In today's paper is another story of jaydriving, but the story erases the driver, ascribing agency to the truck: "the truck did not obey road signs and was too tall...."
|
Today's paper
|
The headline on photos and video online and not yet accompanied by a story also erases the driver in talk about a "truck that drove into south Salem house."
|
Online only today
|
And last week in Salem Reporter about the sign, "frequently wrecked by car crashes," recently removed at the border with Keizer, the language is about a problematic sign well off the roadway and not anything about jaydriving or drivers who keep hitting the sign:
Now, Salem officials
plan to replace the sign with a new one that is more financially
sustainable for the city and easier for its Public Works Department to
replace, according to Kathleen Swarm, the city’s recreation program
manager.
“This sign has been causing problems for years and years, and is a
huge burden for this city to keep up,” Swarm said at a Salem Public Arts
Commission meeting on Nov. 13.
The sign was most recently hit around April and then sat dented for
seven months, with the brick wall behind it broken into pieces. This
time, fixing it would have cost around $40,000....
The frequent damage to the sign began a year after it was built.
There are two big problems here in the way we talk about these crashes.
First, in every instance of a crash there is a person operating and in charge of a motor vehicle. There is a driver with primary agency. We are not yet talking about robot cars.
Second, whether it's a bridge with prominent warning signs, a house set back from the street, or a welcome sign also well recessed from the street, drivers zoom along too fast on our streets and cause great damage.
Did we fail to put high-viz safety gear on the bridge, house, and welcome sign?

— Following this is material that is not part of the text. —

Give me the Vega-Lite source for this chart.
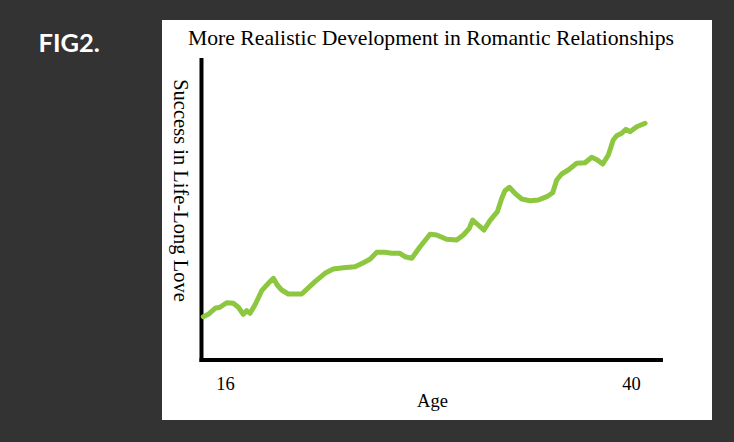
{
  "$schema": "https://vega.github.io/schema/vega-lite/v6.json",
  "width": 550,
  "height": 400,
  "autosize": {"type": "none"},
  "padding": {"left": 162, "top": 20, "right": 22, "bottom": 22},
  "background": "#333333",
  "view": {"fill": "white", "stroke": null},
  "title": {
    "text": "More Realistic Development in Romantic Relationships",
    "anchor": "middle",
    "frame": "group",
    "orient": "top",
    "offset": 0,
    "dy": 30,
    "dx": -6,
    "font": "Liberation Serif",
    "fontSize": 21.7,
    "fontWeight": "normal",
    "color": "black"
  },
  "resolve": {"axis": {"x": "independent", "y": "independent"}},
  "layer": [
    {
      "data": {"values": [
        {"x": 14.61, "x2": 14.61, "y": -2, "y2": 298},
        {"x": 14.61, "x2": 41.77, "y": -2, "y2": -2}
      ]},
      "mark": {"type": "rule", "color": "black", "strokeWidth": 4, "strokeCap": "square"},
      "encoding": {
        "x": {"field": "x", "type": "quantitative", "scale": {"domain": [12.276, 44.788], "nice": false, "zero": false},
          "axis": {"orient": "top", "title": "FIG2.", "labels": false, "ticks": false, "domain": false, "grid": false,
            "titleX": -124, "titleY": 31, "titleAlign": "left", "titleAnchor": null, "titleBaseline": "alphabetic",
            "titleColor": "white", "titleFont": "Lato", "titleFontSize": 25.5, "titleFontWeight": "bold"}},
        "x2": {"field": "x2"},
        "y": {"field": "y", "type": "quantitative", "scale": {"domain": [-62, 338], "nice": false, "zero": false}, "axis": null},
        "y2": {"field": "y2"}
      }
    },
    {
      "data": {"values": [
        {"age": 14.72, "v": 41.3}, {"age": 15.01, "v": 43.7}, {"age": 15.41, "v": 49.7}, {"age": 15.70, "v": 50.7},
        {"age": 16.10, "v": 55.3}, {"age": 16.49, "v": 54.7}, {"age": 16.79, "v": 50.7}, {"age": 17.08, "v": 43.7},
        {"age": 17.28, "v": 47.3}, {"age": 17.48, "v": 44.7}, {"age": 17.77, "v": 53.0}, {"age": 18.17, "v": 67.3},
        {"age": 18.56, "v": 74.7}, {"age": 18.86, "v": 79.7}, {"age": 19.09, "v": 73.0}, {"age": 19.35, "v": 68.0},
        {"age": 19.74, "v": 64.0}, {"age": 20.53, "v": 64.0}, {"age": 20.83, "v": 68.7}, {"age": 21.32, "v": 76.3},
        {"age": 21.91, "v": 84.7}, {"age": 22.40, "v": 89.0}, {"age": 22.99, "v": 90.3}, {"age": 23.68, "v": 91.3},
        {"age": 24.18, "v": 95.3}, {"age": 24.57, "v": 98.7}, {"age": 24.97, "v": 105.7}, {"age": 25.46, "v": 105.7},
        {"age": 25.85, "v": 104.7}, {"age": 26.34, "v": 104.7}, {"age": 26.64, "v": 101.3}, {"age": 27.04, "v": 99.7},
        {"age": 27.53, "v": 111.3}, {"age": 28.12, "v": 123.7}, {"age": 28.51, "v": 123.0}, {"age": 29.10, "v": 118.7},
        {"age": 29.70, "v": 118.0}, {"age": 30.09, "v": 123.0}, {"age": 30.44, "v": 129.7}, {"age": 30.64, "v": 138.0},
        {"age": 30.97, "v": 133.0}, {"age": 31.31, "v": 128.0}, {"age": 31.66, "v": 137.3}, {"age": 32.10, "v": 146.3},
        {"age": 32.36, "v": 159.7}, {"age": 32.55, "v": 167.3}, {"age": 32.81, "v": 170.7}, {"age": 33.14, "v": 164.7},
        {"age": 33.54, "v": 159.0}, {"age": 34.03, "v": 157.3}, {"age": 34.52, "v": 158.0}, {"age": 35.02, "v": 161.3},
        {"age": 35.37, "v": 165.3}, {"age": 35.61, "v": 178.0}, {"age": 35.90, "v": 184.0}, {"age": 36.29, "v": 188.0},
        {"age": 36.79, "v": 194.7}, {"age": 37.28, "v": 195.3}, {"age": 37.68, "v": 200.7}, {"age": 38.01, "v": 198.0},
        {"age": 38.33, "v": 194.0}, {"age": 38.66, "v": 203.0}, {"age": 38.95, "v": 218.0}, {"age": 39.15, "v": 222.3},
        {"age": 39.45, "v": 224.7}, {"age": 39.70, "v": 228.7}, {"age": 39.94, "v": 226.3}, {"age": 40.34, "v": 231.3},
        {"age": 40.83, "v": 234.7}
      ]},
      "mark": {"type": "line", "color": "#8dc63f", "strokeWidth": 5, "strokeCap": "round", "strokeJoin": "round"},
      "encoding": {
        "x": {"field": "age", "type": "quantitative", "scale": {"domain": [12.276, 44.788], "nice": false, "zero": false},
          "axis": {"orient": "bottom", "values": [16, 40], "offset": -46, "domain": false, "ticks": false, "grid": false,
            "labelPadding": 0, "labelBaseline": "top", "labelFont": "Liberation Serif", "labelFontSize": 18.5, "labelColor": "black",
            "title": "Age", "titleX": 270, "titleY": 32, "titleAlign": "center", "titleAnchor": null, "titleBaseline": "alphabetic",
            "titleFont": "Liberation Serif", "titleFontSize": 18.5, "titleFontWeight": "normal", "titleColor": "black"}},
        "y": {"field": "v", "type": "quantitative", "scale": {"domain": [-62, 338], "nice": false, "zero": false},
          "axis": {"title": "Success in Life-Long Love", "labels": false, "ticks": false, "domain": false, "grid": false,
            "titleAngle": 90, "titleX": 17, "titleY": 170, "titleAlign": "center", "titleAnchor": null, "titleBaseline": "middle",
            "titleFont": "Liberation Serif", "titleFontSize": 20.5, "titleFontWeight": "normal", "titleColor": "black"}}
      }
    }
  ]
}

If bridges aren't safe, and houses aren't safe, and brick welcome signs aren't safe, why do we keep insisting that people on foot or on bike are primarily responsible for safety? And why do we keep talking around the agency of drivers?
It's the cars and their drivers. We have a car problem and driving problem. As we move to a "safe system" approach, we still need to center motor vehicles, their operators, and speed.